■ Material for this task

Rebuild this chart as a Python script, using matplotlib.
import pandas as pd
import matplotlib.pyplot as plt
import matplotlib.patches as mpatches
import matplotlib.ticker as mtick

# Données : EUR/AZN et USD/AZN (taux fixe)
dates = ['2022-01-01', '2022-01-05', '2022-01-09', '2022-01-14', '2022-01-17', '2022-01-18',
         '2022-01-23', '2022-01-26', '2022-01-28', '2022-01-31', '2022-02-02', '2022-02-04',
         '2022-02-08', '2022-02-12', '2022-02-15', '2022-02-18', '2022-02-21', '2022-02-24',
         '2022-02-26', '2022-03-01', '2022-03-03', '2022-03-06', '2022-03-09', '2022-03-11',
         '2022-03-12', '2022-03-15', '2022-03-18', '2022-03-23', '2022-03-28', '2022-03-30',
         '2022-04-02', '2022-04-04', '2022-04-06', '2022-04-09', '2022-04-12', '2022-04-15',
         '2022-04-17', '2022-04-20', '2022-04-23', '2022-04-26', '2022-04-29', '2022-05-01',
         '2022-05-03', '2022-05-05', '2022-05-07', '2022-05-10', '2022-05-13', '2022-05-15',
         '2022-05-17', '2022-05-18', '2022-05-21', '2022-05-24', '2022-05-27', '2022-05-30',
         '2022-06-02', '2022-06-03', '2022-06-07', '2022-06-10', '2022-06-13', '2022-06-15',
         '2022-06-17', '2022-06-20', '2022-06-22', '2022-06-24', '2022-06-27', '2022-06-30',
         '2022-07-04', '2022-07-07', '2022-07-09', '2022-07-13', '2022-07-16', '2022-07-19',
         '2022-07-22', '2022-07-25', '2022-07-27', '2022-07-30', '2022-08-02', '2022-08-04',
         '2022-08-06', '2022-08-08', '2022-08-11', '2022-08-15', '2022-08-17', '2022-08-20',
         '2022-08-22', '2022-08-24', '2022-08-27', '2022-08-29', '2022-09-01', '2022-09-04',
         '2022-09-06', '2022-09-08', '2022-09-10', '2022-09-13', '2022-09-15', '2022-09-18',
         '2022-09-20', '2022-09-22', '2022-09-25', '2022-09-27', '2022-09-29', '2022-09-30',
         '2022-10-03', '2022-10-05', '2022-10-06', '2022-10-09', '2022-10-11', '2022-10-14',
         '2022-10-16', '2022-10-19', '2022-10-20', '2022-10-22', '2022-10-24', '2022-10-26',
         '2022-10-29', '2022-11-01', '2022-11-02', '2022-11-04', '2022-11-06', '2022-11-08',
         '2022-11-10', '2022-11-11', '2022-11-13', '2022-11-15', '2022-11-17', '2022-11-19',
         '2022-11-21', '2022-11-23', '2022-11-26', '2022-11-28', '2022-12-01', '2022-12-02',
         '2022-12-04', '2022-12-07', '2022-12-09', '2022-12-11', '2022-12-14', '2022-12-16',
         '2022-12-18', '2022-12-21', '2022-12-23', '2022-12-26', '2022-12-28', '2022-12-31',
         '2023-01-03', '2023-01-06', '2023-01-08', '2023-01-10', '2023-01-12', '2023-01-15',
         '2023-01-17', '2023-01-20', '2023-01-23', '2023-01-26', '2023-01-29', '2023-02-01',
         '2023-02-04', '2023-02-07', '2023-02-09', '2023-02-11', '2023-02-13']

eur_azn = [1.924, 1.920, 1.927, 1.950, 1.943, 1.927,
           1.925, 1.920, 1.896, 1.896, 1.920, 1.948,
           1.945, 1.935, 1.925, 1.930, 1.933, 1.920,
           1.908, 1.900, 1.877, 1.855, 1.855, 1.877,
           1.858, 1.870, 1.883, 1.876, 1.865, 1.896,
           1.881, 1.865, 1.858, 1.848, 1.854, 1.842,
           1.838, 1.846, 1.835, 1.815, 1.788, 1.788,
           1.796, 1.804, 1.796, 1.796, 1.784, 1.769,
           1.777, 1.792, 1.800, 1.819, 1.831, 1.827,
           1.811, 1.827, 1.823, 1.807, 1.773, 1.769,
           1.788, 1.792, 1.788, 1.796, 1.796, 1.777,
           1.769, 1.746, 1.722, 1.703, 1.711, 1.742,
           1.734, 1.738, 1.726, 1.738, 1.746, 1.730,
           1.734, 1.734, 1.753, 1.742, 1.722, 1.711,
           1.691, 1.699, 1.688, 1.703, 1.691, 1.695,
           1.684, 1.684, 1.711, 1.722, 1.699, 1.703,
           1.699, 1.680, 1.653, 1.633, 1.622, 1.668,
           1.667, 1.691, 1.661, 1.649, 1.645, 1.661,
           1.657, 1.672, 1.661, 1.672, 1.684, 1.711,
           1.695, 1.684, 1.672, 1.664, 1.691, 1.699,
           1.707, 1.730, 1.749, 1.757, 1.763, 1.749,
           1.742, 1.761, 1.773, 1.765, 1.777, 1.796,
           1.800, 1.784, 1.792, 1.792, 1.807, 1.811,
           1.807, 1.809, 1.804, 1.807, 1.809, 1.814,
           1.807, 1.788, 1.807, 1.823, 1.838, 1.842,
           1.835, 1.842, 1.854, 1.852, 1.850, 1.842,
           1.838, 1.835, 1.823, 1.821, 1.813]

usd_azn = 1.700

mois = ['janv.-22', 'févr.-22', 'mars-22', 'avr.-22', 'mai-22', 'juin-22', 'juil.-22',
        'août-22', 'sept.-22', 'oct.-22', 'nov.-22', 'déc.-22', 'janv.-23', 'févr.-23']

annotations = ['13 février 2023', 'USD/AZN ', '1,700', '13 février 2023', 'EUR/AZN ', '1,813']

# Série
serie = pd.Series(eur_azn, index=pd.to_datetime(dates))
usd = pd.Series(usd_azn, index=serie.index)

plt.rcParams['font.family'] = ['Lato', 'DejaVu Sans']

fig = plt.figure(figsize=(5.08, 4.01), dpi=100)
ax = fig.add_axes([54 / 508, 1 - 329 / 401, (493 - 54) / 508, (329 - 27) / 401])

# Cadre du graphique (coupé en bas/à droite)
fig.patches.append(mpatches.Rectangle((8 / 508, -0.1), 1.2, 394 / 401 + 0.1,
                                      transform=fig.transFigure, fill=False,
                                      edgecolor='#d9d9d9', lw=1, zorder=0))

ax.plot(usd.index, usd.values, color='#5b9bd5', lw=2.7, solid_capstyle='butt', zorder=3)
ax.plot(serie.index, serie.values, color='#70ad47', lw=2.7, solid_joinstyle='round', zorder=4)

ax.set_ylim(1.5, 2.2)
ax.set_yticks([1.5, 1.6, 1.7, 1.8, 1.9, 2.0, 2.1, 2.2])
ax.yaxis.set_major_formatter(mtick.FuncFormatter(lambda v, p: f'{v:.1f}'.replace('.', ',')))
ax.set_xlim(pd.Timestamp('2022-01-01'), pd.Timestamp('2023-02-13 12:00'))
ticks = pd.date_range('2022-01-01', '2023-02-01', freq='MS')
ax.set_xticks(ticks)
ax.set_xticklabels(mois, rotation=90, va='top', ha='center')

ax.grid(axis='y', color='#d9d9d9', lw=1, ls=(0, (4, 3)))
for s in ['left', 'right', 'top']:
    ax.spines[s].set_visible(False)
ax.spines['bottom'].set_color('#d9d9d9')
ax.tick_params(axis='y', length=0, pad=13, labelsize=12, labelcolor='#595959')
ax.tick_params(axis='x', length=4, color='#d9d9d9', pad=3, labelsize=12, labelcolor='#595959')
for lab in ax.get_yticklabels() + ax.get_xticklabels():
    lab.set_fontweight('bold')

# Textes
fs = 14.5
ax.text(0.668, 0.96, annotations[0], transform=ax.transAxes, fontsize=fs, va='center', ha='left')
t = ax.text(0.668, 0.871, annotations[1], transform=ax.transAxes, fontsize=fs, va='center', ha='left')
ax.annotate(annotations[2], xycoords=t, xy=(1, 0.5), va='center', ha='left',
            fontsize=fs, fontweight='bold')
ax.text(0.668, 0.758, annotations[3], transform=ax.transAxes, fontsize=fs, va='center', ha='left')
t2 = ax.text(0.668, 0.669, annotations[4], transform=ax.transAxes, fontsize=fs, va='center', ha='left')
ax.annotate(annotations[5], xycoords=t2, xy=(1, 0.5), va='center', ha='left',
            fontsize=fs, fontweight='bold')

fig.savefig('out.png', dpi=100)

==

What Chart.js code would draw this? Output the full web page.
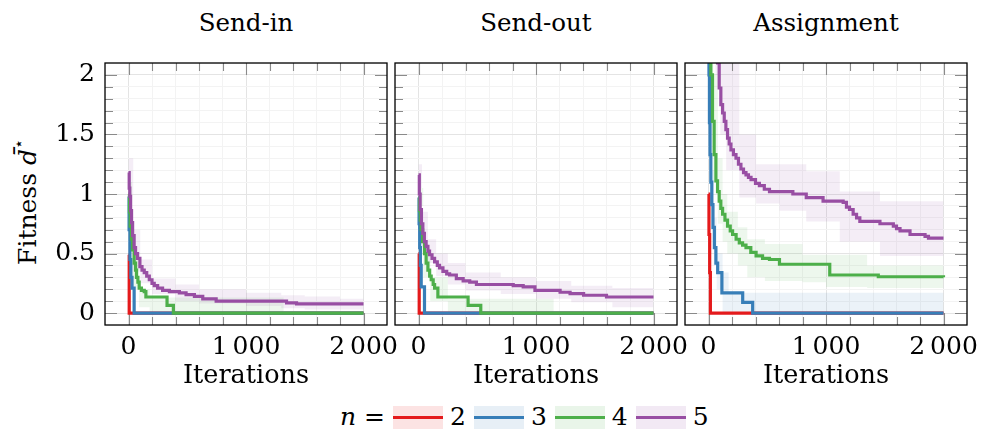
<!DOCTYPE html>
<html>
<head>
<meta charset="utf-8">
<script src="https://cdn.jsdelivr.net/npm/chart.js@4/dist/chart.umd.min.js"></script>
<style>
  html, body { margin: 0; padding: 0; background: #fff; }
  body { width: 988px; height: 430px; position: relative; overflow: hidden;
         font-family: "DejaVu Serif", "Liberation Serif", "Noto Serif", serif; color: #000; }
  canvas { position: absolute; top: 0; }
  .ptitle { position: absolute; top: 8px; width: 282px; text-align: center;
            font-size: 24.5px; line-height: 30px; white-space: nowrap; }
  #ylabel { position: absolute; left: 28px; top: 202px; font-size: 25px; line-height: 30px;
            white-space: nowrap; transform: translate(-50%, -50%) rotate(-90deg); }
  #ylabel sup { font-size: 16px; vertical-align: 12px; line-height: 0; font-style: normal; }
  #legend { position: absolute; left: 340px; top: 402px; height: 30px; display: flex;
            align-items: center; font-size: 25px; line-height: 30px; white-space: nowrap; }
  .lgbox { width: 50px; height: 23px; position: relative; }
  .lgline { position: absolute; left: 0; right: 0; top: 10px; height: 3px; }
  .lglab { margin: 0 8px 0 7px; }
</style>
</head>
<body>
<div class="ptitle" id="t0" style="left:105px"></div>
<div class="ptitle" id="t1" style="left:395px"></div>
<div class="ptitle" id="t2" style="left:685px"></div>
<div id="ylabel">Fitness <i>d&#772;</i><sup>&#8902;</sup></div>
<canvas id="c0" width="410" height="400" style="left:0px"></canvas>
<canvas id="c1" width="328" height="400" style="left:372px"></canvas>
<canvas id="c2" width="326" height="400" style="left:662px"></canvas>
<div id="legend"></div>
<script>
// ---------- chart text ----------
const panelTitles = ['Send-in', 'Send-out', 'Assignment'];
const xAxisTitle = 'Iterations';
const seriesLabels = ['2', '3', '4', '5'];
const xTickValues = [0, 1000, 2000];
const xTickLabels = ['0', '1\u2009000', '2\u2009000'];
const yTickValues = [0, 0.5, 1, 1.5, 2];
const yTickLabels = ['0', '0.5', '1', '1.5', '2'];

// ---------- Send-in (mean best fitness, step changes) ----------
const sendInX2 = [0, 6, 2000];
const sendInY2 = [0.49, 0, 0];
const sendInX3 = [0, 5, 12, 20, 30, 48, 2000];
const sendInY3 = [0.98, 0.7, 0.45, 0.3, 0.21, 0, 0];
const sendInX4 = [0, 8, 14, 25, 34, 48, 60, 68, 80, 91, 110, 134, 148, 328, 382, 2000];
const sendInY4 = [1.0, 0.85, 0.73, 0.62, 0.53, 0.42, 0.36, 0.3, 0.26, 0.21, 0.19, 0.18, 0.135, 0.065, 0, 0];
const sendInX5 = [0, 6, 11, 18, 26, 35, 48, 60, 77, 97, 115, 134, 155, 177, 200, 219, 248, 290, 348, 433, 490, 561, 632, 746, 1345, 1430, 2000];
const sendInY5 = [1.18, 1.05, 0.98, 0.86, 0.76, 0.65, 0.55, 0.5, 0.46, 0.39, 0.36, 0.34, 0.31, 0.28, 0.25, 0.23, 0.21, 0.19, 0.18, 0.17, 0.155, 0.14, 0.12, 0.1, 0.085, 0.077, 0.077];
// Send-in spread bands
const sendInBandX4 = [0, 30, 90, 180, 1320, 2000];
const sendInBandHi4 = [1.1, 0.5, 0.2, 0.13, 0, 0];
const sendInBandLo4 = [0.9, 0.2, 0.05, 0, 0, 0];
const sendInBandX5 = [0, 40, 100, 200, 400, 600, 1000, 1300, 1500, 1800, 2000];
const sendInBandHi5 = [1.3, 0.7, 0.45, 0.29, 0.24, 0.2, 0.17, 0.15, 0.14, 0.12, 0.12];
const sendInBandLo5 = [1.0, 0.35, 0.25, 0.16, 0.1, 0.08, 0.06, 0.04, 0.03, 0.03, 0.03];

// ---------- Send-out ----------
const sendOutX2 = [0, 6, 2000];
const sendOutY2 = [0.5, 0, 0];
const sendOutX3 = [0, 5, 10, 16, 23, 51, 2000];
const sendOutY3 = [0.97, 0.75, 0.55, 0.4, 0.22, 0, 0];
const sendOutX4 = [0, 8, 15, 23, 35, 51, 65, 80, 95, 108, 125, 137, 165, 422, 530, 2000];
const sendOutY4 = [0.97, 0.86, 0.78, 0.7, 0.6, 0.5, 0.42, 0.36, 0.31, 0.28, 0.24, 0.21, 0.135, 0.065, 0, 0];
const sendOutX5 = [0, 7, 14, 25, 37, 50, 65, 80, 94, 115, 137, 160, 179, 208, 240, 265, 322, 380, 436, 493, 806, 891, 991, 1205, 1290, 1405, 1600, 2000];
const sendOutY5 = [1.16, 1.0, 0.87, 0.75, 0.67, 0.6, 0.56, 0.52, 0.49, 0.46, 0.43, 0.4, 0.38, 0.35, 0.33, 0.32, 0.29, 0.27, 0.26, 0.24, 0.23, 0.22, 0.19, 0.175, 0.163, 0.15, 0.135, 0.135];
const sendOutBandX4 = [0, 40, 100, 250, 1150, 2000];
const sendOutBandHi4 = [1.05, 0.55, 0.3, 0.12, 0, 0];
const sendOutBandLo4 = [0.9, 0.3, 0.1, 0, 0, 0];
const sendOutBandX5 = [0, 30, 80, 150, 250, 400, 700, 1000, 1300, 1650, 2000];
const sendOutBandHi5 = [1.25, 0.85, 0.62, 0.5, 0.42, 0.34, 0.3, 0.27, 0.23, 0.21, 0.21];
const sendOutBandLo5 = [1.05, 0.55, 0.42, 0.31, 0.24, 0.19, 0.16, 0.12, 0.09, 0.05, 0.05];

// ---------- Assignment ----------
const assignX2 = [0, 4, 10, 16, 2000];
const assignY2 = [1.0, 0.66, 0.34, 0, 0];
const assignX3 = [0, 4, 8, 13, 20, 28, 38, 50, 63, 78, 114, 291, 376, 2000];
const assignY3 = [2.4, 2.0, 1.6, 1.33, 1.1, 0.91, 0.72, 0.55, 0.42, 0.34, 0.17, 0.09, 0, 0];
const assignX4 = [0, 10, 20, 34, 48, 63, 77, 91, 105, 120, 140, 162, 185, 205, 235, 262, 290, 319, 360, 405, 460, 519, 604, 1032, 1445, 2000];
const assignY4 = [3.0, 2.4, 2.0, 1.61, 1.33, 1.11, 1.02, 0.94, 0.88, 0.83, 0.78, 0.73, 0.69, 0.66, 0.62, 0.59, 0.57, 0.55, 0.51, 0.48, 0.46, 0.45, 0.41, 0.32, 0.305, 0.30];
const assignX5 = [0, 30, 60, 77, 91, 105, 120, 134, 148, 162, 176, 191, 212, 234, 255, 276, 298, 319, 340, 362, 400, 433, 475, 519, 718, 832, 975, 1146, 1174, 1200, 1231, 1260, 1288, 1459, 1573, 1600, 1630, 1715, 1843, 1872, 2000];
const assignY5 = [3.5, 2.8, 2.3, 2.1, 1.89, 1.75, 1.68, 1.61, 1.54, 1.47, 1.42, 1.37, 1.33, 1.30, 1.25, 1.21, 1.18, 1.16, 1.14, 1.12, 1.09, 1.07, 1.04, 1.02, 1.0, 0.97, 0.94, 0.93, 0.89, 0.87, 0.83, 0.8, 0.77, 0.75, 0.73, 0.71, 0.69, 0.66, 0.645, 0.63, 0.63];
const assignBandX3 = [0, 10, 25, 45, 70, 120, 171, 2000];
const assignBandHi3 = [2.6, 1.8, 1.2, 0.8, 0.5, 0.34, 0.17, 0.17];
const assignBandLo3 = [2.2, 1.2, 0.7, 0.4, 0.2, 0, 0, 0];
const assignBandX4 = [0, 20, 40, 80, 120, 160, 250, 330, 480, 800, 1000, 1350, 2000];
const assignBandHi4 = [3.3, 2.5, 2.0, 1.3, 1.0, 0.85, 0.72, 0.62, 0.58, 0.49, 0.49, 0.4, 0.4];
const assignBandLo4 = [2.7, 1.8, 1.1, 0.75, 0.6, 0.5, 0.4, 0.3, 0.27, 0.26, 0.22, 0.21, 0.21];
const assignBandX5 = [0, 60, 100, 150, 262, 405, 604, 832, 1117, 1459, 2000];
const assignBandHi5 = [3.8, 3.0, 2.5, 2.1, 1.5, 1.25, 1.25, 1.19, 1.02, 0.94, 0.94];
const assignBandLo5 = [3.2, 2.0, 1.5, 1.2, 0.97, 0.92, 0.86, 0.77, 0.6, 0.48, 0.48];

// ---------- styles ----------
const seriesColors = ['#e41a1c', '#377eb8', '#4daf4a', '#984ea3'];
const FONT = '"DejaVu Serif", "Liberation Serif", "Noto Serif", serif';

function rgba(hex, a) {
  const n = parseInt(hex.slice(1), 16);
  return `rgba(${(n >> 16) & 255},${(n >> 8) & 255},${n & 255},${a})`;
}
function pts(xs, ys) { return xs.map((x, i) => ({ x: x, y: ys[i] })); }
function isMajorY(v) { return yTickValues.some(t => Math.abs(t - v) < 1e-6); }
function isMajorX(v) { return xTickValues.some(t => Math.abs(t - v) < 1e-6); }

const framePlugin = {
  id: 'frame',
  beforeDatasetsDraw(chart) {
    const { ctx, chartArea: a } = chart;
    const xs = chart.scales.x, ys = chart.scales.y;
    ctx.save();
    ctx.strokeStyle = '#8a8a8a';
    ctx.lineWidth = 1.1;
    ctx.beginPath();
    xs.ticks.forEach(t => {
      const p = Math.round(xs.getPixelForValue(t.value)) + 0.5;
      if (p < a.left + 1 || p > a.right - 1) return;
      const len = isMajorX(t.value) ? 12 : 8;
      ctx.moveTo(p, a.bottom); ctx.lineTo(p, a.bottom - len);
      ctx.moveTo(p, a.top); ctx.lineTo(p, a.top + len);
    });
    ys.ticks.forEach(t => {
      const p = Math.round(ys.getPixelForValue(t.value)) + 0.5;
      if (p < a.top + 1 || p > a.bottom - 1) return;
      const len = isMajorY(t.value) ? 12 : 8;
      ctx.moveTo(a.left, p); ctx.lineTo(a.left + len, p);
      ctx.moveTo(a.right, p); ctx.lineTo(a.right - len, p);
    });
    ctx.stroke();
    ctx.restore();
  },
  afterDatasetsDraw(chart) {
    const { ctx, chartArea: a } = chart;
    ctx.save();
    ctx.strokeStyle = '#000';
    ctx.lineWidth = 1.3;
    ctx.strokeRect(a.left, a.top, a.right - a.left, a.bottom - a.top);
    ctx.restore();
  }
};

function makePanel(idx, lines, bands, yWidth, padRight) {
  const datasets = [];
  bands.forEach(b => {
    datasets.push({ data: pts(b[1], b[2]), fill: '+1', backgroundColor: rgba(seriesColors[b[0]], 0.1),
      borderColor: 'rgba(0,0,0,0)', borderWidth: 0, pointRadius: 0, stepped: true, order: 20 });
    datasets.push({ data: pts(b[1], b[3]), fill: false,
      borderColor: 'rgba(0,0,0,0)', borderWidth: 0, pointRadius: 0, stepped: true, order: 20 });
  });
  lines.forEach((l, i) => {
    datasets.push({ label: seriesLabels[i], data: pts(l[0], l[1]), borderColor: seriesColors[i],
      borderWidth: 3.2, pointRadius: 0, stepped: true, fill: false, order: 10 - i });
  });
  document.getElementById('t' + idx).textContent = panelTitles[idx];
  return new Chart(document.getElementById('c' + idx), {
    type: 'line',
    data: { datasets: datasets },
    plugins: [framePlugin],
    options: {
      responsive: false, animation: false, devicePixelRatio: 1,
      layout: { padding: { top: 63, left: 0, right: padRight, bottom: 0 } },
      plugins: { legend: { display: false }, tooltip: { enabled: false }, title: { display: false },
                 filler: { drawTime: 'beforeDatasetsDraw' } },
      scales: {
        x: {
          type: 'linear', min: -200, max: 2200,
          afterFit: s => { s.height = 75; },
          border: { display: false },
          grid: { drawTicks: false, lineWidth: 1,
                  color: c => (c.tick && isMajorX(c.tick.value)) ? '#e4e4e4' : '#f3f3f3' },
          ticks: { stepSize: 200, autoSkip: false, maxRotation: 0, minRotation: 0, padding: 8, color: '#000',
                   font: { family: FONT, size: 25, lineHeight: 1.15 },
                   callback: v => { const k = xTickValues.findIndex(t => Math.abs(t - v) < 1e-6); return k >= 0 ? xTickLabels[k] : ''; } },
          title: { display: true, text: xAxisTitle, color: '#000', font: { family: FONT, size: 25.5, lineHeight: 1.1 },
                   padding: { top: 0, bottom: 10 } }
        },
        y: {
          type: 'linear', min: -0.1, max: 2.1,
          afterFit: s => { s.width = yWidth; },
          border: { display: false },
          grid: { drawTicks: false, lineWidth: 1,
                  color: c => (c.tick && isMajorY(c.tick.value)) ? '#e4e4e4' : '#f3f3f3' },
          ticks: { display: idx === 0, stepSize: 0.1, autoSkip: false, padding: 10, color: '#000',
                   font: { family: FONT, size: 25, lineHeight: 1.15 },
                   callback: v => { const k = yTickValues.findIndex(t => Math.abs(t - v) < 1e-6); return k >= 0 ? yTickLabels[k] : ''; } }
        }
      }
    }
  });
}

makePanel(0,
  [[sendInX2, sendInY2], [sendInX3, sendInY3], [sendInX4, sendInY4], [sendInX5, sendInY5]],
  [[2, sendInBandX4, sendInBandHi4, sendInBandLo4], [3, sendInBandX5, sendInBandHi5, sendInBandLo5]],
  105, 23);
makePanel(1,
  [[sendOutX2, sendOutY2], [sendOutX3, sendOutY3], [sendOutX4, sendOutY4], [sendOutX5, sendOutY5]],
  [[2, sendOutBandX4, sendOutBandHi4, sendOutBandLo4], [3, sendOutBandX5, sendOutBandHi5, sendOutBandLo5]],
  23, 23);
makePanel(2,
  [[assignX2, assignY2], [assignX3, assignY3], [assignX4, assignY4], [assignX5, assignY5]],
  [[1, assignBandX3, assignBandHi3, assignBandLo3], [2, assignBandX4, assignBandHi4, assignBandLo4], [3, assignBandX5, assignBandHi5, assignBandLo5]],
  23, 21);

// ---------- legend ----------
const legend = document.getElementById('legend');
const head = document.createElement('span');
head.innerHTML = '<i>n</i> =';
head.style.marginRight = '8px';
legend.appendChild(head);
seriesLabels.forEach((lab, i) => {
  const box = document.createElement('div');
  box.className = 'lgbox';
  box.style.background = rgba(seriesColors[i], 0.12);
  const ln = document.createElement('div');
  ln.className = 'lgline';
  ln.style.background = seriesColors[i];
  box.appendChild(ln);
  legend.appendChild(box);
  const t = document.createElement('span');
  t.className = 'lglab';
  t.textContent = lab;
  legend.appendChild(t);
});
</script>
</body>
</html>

■ Written problem
In the listing above, find the line containing "Rebuild this chart" and the line containing "import matplotlib.ticker as mtick", then repeat those two lines and everything between them exactly.

■ The completed task
Rebuild this chart as a Python script, using matplotlib.
import pandas as pd
import matplotlib.pyplot as plt
import matplotlib.patches as mpatches
import matplotlib.ticker as mtick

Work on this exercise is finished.